Der Geologe Roy Dokka von der Louisiana State University in Baton Rouge bringt nun aber diese weitere Theorie ins Gespräch, nachdem er sich die Setzungsbewegungen unter dem Stadtteil Michoud am Pontchartrain-See betrachtete, der sich im Osten an die Stadt anschließt. Dort findet keine Öl-, Gas- oder Wasserförderung statt, und dennoch sackt das Gebiet jährlich um bis zu zwei Zentimeter ab – eine der höchsten Raten im Süden der USA. Dokka führt dies deshalb auf eine Verwerfungslinie in sieben Kilometer Tiefe zurück und begründet es mit einer 50-jährigen Datenreihe von Messungen, die in dem Gebiet gemacht wurden.

Einer der Fixpunkte der Messreihen war eine bis in zwei Kilometer Tiefe reichende Stahlröhre eines Brunnens. Wären die Absinkbewegungen allein durch Abpumpen oder ähnliche Aktivitäten ausgelöst worden – sie betreffen nur Bereiche oberhalb von zwei Kilometern Tiefe –, so hätten auch nur Bewegungen des Rohrs in ähnlichem Ausmaß stattfinden dürfen.
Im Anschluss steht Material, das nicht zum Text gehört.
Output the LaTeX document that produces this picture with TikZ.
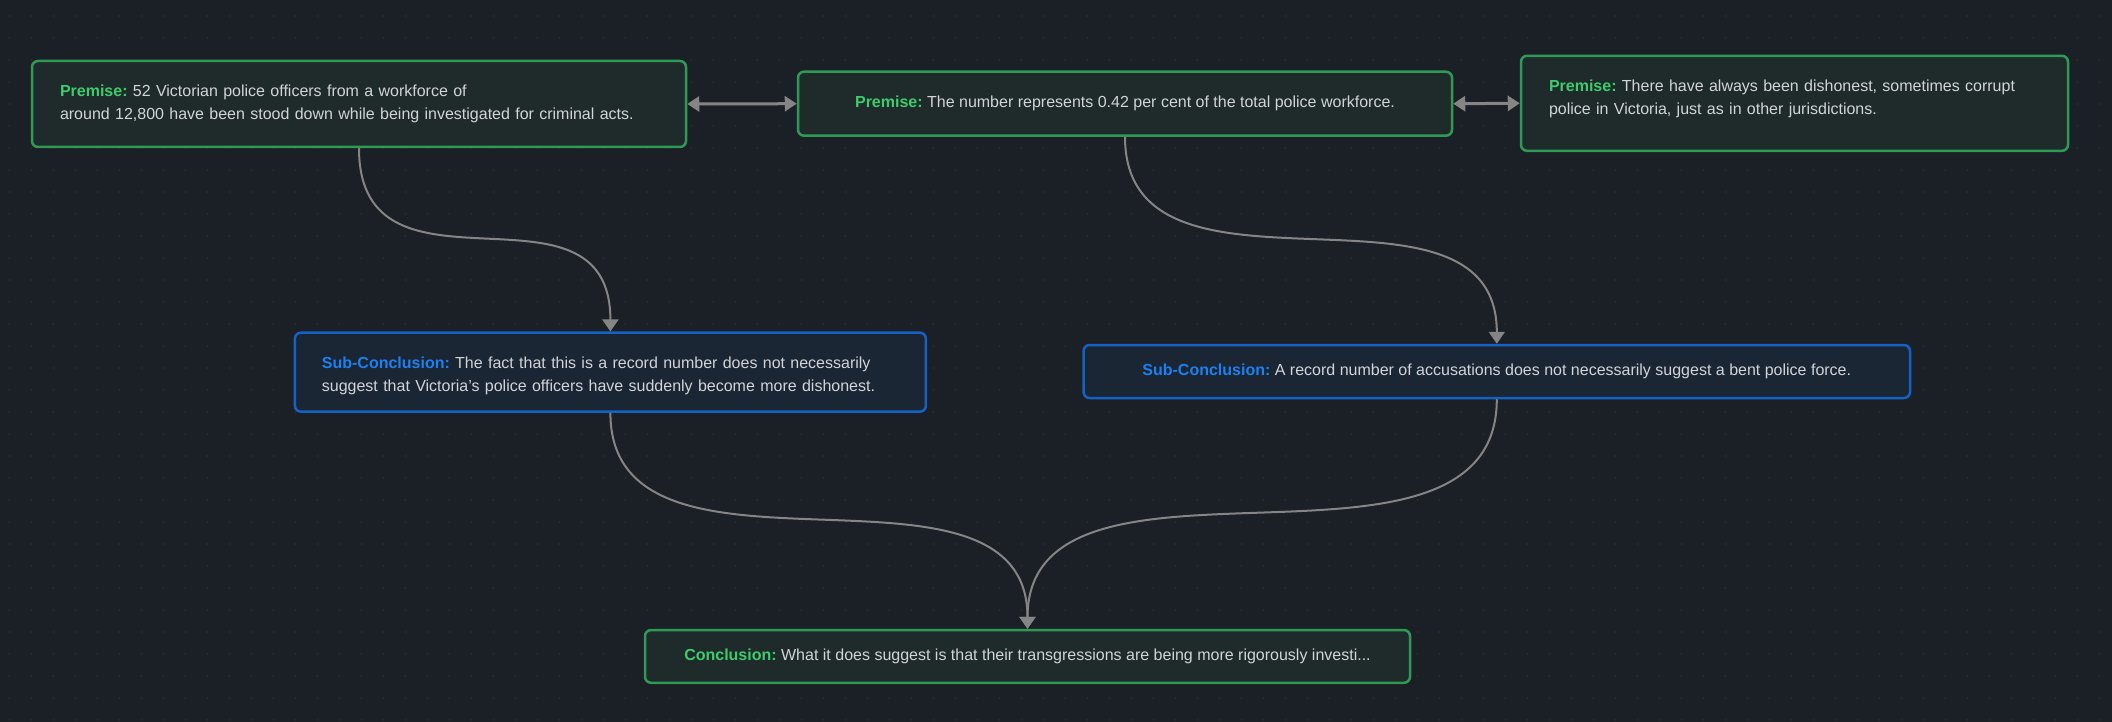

Da der Sinkbetrag jedoch höher war, musste ein weiterer Grund dazu beitragen.

So sackte Michoud zwischen 1969 und 1971 im Jahresschnitt um 16,9 Millimeter und von 1971 bis 1977 um jährlich 7,1 Millimeter ab. Davon entfielen nach Dokkas Kalkulation in Abhängigkeit seines Fixpunkts 73 Prozent der ersten Periode und etwa die Hälfte des Niedergangs im zweiten Abschnitt auf Absinkbewegungen innerhalb der tief liegenden Verwerfungszone und damit außerhalb des menschlichen Einflussbereiches.

Orrin Pilkey von der Duke-Universität in Durham und Robert Morton von der amerikanischen Bundesbehörde für Geologie bestätigen ebenfalls, dass tektonische Bewegungen eine Teilrolle beim schleichenden Untergang von New Orleans spielen. Sie betonen aber, dass dies allenfalls für ein kleines Gebiet gelte und nicht auf den Gesamtraum übertragbar sei. Vielmehr bilden Ölförderung, Entwässerung und Flussregulierungen die Hauptursachen für diesen Prozess, der die Stadt in ihrer Existenz bedroht.